* Material to process:
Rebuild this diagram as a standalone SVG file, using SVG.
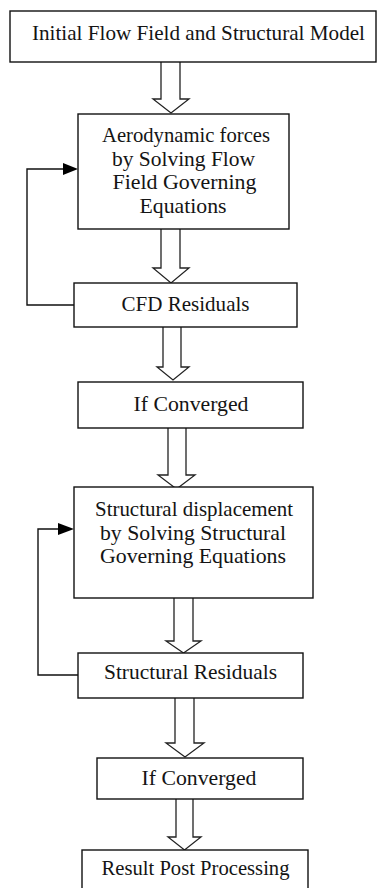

--

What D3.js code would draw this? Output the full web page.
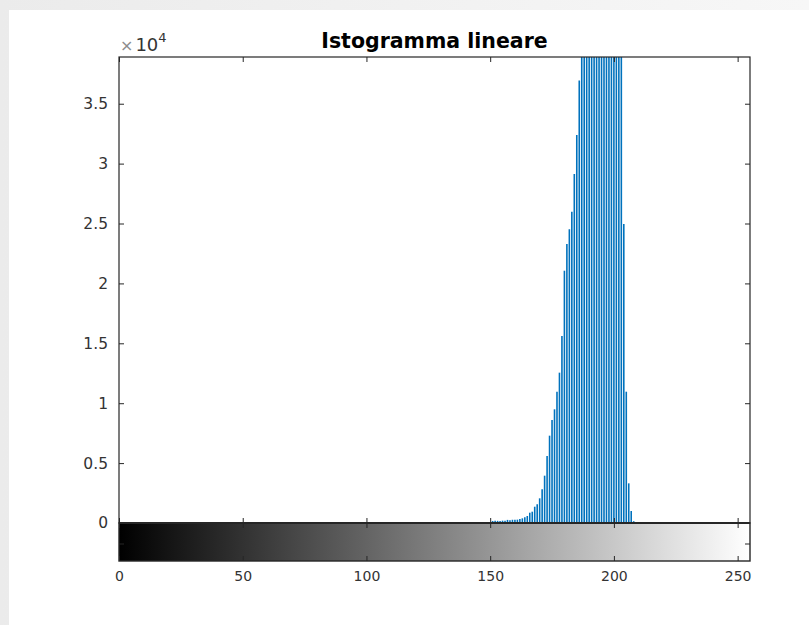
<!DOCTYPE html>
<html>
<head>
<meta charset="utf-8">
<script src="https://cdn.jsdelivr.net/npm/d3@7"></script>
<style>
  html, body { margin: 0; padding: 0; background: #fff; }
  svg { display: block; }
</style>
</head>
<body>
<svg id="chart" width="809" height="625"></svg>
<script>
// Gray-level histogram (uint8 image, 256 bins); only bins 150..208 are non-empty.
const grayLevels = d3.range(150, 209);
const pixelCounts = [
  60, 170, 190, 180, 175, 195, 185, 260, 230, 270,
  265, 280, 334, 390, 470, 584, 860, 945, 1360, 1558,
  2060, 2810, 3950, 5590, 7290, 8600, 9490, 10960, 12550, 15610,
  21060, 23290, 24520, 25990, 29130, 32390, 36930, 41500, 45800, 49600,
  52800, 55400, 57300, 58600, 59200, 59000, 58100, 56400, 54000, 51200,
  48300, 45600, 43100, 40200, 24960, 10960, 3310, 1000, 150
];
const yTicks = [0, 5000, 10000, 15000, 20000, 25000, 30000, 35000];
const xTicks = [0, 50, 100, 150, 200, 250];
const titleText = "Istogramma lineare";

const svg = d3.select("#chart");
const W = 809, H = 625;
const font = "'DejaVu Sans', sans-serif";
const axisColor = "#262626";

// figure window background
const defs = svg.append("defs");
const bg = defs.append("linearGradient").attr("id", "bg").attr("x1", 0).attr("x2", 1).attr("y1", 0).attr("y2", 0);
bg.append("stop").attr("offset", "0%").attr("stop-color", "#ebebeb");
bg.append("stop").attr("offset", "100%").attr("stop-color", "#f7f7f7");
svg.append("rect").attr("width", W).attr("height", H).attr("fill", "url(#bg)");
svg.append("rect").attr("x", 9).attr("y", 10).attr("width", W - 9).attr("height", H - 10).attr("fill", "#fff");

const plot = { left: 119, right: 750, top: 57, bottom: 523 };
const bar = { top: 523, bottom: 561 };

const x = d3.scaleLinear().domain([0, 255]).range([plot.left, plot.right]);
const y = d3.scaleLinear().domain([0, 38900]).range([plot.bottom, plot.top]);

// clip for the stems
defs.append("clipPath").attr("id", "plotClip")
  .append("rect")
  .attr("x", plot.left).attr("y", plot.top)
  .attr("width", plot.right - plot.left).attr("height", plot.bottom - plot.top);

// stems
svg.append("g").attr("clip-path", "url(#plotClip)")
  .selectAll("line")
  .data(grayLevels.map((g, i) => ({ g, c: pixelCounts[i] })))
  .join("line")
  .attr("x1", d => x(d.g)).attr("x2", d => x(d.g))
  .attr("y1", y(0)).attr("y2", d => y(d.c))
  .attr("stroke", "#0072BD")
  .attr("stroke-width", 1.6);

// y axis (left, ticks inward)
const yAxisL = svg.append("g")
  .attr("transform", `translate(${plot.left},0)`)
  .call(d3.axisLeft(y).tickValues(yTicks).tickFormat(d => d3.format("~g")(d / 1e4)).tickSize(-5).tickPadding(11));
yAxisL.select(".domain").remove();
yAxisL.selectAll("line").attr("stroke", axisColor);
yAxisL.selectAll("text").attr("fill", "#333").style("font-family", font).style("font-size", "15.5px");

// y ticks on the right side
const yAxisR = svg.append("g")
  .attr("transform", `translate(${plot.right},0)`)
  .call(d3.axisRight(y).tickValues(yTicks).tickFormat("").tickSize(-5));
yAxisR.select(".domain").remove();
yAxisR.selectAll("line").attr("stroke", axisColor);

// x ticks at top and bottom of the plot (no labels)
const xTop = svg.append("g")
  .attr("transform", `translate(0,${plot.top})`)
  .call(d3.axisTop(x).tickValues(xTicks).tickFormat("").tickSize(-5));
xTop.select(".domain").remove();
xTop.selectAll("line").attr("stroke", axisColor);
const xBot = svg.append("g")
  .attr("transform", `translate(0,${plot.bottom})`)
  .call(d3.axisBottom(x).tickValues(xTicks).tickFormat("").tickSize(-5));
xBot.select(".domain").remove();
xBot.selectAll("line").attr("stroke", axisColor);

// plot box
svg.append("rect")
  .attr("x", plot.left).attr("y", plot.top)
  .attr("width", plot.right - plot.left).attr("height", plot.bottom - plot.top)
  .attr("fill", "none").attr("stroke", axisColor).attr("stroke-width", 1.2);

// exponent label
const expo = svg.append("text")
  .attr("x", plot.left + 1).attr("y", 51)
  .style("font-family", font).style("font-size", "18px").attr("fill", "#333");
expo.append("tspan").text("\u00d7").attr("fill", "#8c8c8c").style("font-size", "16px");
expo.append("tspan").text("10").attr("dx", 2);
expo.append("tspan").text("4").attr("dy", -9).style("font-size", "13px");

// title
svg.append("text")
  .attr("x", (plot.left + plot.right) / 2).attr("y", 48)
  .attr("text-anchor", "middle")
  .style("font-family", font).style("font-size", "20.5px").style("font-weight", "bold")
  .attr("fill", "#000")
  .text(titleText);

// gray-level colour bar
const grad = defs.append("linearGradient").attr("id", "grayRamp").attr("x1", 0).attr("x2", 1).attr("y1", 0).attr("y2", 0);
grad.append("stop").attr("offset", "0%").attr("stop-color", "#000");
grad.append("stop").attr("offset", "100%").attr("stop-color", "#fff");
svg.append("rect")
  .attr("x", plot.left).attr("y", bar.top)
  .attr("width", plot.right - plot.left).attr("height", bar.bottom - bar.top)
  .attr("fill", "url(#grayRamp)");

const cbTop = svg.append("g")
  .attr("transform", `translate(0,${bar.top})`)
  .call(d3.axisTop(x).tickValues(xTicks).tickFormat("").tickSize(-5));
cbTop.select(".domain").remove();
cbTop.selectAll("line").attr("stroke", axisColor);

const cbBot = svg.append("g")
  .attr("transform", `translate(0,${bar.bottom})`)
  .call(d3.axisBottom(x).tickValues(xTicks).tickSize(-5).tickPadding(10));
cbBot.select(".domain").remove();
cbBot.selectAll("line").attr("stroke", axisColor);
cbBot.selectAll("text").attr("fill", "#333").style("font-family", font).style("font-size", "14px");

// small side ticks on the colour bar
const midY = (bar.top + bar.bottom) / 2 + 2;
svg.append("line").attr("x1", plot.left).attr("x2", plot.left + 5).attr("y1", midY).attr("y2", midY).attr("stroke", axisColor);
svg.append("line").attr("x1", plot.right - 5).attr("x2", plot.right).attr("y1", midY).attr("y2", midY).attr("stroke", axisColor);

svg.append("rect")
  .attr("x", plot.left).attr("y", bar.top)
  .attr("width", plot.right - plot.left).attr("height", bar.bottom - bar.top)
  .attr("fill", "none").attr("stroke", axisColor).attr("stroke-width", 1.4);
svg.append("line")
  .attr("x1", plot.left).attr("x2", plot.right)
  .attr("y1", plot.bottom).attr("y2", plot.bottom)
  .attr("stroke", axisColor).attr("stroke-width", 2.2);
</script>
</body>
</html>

* Given instruction: Go to the line containing "What D3.js code" and copy exactly from there through the line containing "plot.bottom - plot.top);", both included, and nothing more. Pictures are excluded.

* Task response:
What D3.js code would draw this? Output the full web page.
<!DOCTYPE html>
<html>
<head>
<meta charset="utf-8">
<script src="https://cdn.jsdelivr.net/npm/d3@7"></script>
<style>
  html, body { margin: 0; padding: 0; background: #fff; }
  svg { display: block; }
</style>
</head>
<body>
<svg id="chart" width="809" height="625"></svg>
<script>
// Gray-level histogram (uint8 image, 256 bins); only bins 150..208 are non-empty.
const grayLevels = d3.range(150, 209);
const pixelCounts = [
  60, 170, 190, 180, 175, 195, 185, 260, 230, 270,
  265, 280, 334, 390, 470, 584, 860, 945, 1360, 1558,
  2060, 2810, 3950, 5590, 7290, 8600, 9490, 10960, 12550, 15610,
  21060, 23290, 24520, 25990, 29130, 32390, 36930, 41500, 45800, 49600,
  52800, 55400, 57300, 58600, 59200, 59000, 58100, 56400, 54000, 51200,
  48300, 45600, 43100, 40200, 24960, 10960, 3310, 1000, 150
];
const yTicks = [0, 5000, 10000, 15000, 20000, 25000, 30000, 35000];
const xTicks = [0, 50, 100, 150, 200, 250];
const titleText = "Istogramma lineare";

const svg = d3.select("#chart");
const W = 809, H = 625;
const font = "'DejaVu Sans', sans-serif";
const axisColor = "#262626";

// figure window background
const defs = svg.append("defs");
const bg = defs.append("linearGradient").attr("id", "bg").attr("x1", 0).attr("x2", 1).attr("y1", 0).attr("y2", 0);
bg.append("stop").attr("offset", "0%").attr("stop-color", "#ebebeb");
bg.append("stop").attr("offset", "100%").attr("stop-color", "#f7f7f7");
svg.append("rect").attr("width", W).attr("height", H).attr("fill", "url(#bg)");
svg.append("rect").attr("x", 9).attr("y", 10).attr("width", W - 9).attr("height", H - 10).attr("fill", "#fff");

const plot = { left: 119, right: 750, top: 57, bottom: 523 };
const bar = { top: 523, bottom: 561 };

const x = d3.scaleLinear().domain([0, 255]).range([plot.left, plot.right]);
const y = d3.scaleLinear().domain([0, 38900]).range([plot.bottom, plot.top]);

// clip for the stems
defs.append("clipPath").attr("id", "plotClip")
  .append("rect")
  .attr("x", plot.left).attr("y", plot.top)
  .attr("width", plot.right - plot.left).attr("height", plot.bottom - plot.top);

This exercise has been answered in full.